The Arena, 1980–1987
The Arena was built in the 1930s as a gymnasium for the soldiers at Fort D.A. Russell. After the fort closed in 1946, the gym floor was torn up for the wood, and sand was laid to provide an indoor arena for horses. In the mid-1980s, Judd restored the building, which was largely dilapidated. Judd left the long strips of concrete that had originally supported the wooden floor, and filled the intervening spaces with gravel. For practical considerations, Judd poured a large concrete area by the kitchen at the south end, and a smaller area at the north end of the building’s interior. These two areas comprise half of the total area of the building. Judd also added a sleeping loft and designed the outer courtyard, which includes areas for eating, bathing, and a barbecue. There are two works by David Rabinowitch installed in the building: one on the ground floor (Elliptical Plane in 3 Masses and 4 Scales, 1971–72) and one in the loft (6-Sided Bar, III, 1969).
Donald Judd was born in 1928 in Excelsior Springs, Missouri and died in 1994 in New York.
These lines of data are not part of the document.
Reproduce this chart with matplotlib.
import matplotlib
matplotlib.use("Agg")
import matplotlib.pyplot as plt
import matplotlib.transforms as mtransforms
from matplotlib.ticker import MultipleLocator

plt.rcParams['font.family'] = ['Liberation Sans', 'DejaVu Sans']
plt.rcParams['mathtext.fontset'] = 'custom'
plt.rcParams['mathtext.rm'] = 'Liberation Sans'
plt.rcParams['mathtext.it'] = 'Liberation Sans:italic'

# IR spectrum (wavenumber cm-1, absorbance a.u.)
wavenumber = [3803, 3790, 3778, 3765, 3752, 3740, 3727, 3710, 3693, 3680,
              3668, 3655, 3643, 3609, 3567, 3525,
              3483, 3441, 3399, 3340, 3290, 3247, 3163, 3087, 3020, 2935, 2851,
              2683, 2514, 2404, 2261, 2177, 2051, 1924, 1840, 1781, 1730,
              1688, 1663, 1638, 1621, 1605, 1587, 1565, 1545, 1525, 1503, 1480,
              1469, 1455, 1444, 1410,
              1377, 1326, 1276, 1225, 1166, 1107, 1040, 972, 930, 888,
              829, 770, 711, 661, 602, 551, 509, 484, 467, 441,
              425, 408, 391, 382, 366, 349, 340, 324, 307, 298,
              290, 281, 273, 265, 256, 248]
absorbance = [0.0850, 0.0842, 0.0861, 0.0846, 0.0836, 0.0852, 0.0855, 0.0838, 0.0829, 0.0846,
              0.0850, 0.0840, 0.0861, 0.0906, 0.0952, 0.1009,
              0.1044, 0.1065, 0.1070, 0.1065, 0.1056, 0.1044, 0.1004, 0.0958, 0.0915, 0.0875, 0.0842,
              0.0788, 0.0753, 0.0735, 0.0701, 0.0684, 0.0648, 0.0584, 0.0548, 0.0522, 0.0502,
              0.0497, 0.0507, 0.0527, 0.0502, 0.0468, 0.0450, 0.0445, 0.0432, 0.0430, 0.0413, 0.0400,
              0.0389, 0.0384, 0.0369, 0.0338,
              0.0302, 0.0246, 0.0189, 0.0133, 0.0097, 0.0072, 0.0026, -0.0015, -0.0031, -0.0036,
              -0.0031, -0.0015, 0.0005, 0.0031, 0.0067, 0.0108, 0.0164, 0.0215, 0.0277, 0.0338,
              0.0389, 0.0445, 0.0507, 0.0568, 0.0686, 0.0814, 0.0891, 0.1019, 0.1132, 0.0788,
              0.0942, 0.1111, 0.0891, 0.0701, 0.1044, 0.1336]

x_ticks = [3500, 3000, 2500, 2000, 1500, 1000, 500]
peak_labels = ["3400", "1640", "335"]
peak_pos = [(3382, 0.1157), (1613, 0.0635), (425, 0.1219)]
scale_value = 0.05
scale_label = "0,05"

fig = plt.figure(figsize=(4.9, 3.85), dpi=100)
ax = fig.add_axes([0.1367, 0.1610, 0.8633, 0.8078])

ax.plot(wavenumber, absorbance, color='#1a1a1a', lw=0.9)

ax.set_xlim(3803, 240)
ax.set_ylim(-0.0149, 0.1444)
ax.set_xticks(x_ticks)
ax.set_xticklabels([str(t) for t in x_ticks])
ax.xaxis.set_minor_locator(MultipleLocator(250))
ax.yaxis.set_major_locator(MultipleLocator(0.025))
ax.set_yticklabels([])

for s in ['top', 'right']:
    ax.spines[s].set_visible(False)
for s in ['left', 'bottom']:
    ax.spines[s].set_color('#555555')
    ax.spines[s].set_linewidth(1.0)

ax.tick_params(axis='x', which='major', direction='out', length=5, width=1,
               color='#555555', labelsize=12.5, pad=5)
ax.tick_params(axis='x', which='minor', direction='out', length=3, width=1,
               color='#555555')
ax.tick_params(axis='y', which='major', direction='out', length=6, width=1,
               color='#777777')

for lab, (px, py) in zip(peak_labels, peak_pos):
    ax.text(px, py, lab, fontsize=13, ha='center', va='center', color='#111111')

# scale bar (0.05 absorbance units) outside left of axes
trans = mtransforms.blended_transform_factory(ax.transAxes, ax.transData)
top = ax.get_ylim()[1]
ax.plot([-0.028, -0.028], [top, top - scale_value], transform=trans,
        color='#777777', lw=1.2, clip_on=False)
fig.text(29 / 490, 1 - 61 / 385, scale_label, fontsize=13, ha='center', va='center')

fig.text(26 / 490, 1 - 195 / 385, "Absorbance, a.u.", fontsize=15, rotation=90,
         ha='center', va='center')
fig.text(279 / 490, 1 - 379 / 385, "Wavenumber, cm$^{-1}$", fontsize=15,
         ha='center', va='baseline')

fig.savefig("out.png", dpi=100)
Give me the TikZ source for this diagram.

Major retrospectives include: Judd, the Museum of Modern Art, New York (2020); Donald Judd (traveling retrospective), Tate Modern, London, Kunstsammlung Nordrhein-Westfalen, Düsseldorf, Germany and Kunstmuseum Basel, Switzerland (2004); Flavin, Andre, Judd, National Gallery of Canada, Halifax (2003); Donald Judd: Der gaze Raum – Das Frühwerk 1955–1968, Kunsthalle Bielfeld, Germany (2002); Donald Judd: Colorist (traveling exhibition), Sprengel Museum, Hanover (2000–01); Donald Judd Furniture, Museum Boijmans Van Beuningen, Rotterdam (1993).